Schneider is entering his eighth season as Seattle’s GM, and in that time there’s one deal that you would mark as an outsized failure: Percy Harvin’s. Not only did the Seahawks give him a top-shelf contract, but they gave up three draft picks – including a first-rounder – for the right to do so. The Seahawks also won the Super Bowl that year – a game that Harvin scored in – which lessens the irritation with the mistake, though not necessarily its impact.

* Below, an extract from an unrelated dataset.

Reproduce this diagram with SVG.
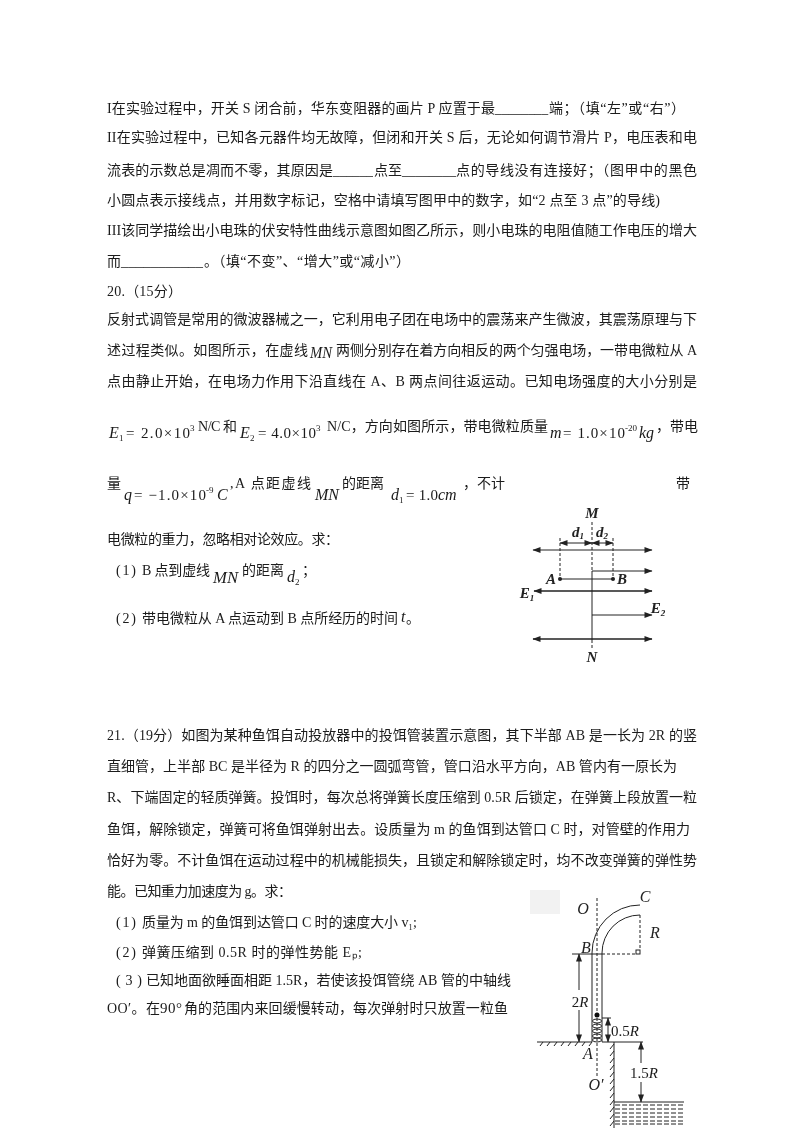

The second part isn’t necessarily more complicated, but it is more boring because it relates to the salary-cap mechanics because avoiding Shaun Alexander-sized mistakes when it comes to re-signing key players is only part of the explanation. After all, Barnwell wasn’t measuring the worst contracts. He was measuring the biggest in relation to the industry averages at a given position, and considering that Russell Wilson, Earl Thomas, Kam Chancellor, Bobby Wagner and Richard Sherman have all been considered among the five best players at their respective positions, it wouldn’t be a problem per se for any of those guys to make this list. After all, Andrew Luck is among Barnwell’s 25 most outsized contracts. So is Denver’s Von Miller and Kansas City’s Eric Berry.
The reason there are no Seahawks relates more to contract structure and strategy than it does to salary size.
Short and early. That’s the quick summary for the structure and strategy. Keep extensions short, sign ’em early. In a league full of five- and sometimes even six-year contracts, the Seahawks have stuck to four-year extensions executed as the player enters the final year of his rookie contract.
It’s akin to how baseball teams have started “buying out” the arbitration years of a young stud hoss. The team gives the player a raise before it is actually required to, which is offset by the fact that the average annual payout over the life of the extension isn’t as great as it would have been had the team waited until the player was entering or eligible for free agency and had more leverage.
Chancellor, Thomas, Sherman, Wilson and Wagner all signed extensions before beginning what would have been the final year of their respective rookie contracts. K.J. Wright and Cliff Avril signed extensions in the midst of the final seasons of their existing deals.
The final ingredient to Seattle’s approach has been the length of the extensions. Teams often sign players to five-year extensions. Seattle has consistently signed its players to four-year deals.
That has come at a cost of control. Seattle doesn’t control its players for as long as others might, but yielding that control has lessened the total compensation required.
The cumulative effect is that Seattle is shifting the window it is paying to one year earlier than it has to, and one year shorter than teams often ask for. The result is that while the salaries remain comparable to the top-end earners at the position, the deals aren’t among the league’s most outsized.